Bethel Music calls on female vocalists in “Starlight” release
“Starlight’s” passion and powerful lyrics make up for its lack of originality. | Courtesy of Hallels
Over the past couple of years, Bethel Music has risen to the top tier of the contemporary worship music scene. With hits such as “One Thing Remains,” “God I Look to You,” “This is Amazing Grace,” “Closer” and “You Make Me Brave,” Bethel Music has cemented their place as one of the leading contemporary worship groups. After the success of their 2014 album entitled “You Make Me Brave,” Bethel Music follows it up with “Starlight.” Just like “You Make Me Brave,” “Starlight” features all female vocalists, but is unique in that it is Bethel Music’s first album recorded on tour.
the closeness of God
Title track “Starlight,” sung by Amanda Cook, serves as the anthem of the entire record. The song focuses on God’s presence in nature that surrounds his children during every moment of every day. It speaks of an intimate and affectionate closeness that God shares. Cook sings in the chorus, “And there's no heart unseen / There's no space between / You and I / You and I / You are closer than / The very oxygen I'm breathing in / Oh, I breathe You in.” Throughout the album, the songs focus on the closeness of God and how that affects us, even pushes us to love the world.
However, the album has more to offer than just a strong opening track. “Starlight” guest stars the Grammy award-winning Francesca Battistelli singing “There’s No Other Name” and “God I Look to You.” While we have heard the latter before, “There’s No Other Name” is a stirring song about the power of Jesus’ presence and name, even though the chorus can be a little cliche, using lyrics found in other popular songs.

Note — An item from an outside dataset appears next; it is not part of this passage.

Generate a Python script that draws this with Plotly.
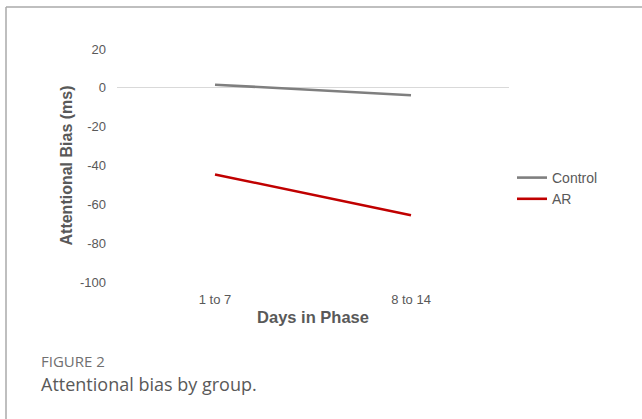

“Extravagant,” sung by Steffany Gretzinger, is another beautiful song about how unbelievable and selfless God’s love is. The chorus thunders with the lyrics, “It’s extravagant, it doesn’t make sense / We’ll never comprehend, the way you love us / It’s unthinkable, only heaven knows / Just how far you’d go to say you love us.” A highlight of the album, an acoustic version of this song, also appears, which amplifies the emotion and message this song attempts to convey.
The structure of the album remains pretty straightforward. It does not start off with the same kick “You Make Me Brave” did — rather, it eases its way into things. Most of the songs have a similar tempo, making it difficult to distinguish between them if one does not pay attention to the lyrics. There is a noticeable lack of any upbeat praise songs, which were typical of Bethel’s style up until this point.
Musically, the album provides nothing unique. It sounds very similar to their past albums. The record relies on synthesizer and dynamic guitar chords to make the songs more memorable. However, it strikes a pleasant balance with entertaining chords that are not overbearing. Bethel Music features a large cast of talented female vocalists, which gives them no shortage of singers to call upon. One of the best parts of listening to the album while enjoying the graceful yet powerful voices of Amanda Cook, Steffany Gretzinger, Francesca Battistelli and Hannah McClure.
“Starlight” does not quite stack up to its predecessor “You Make Me Brave,” but it focuses on a different message. It depicts themes of God’s love, power and how that affects the listener, transforming them and making them new.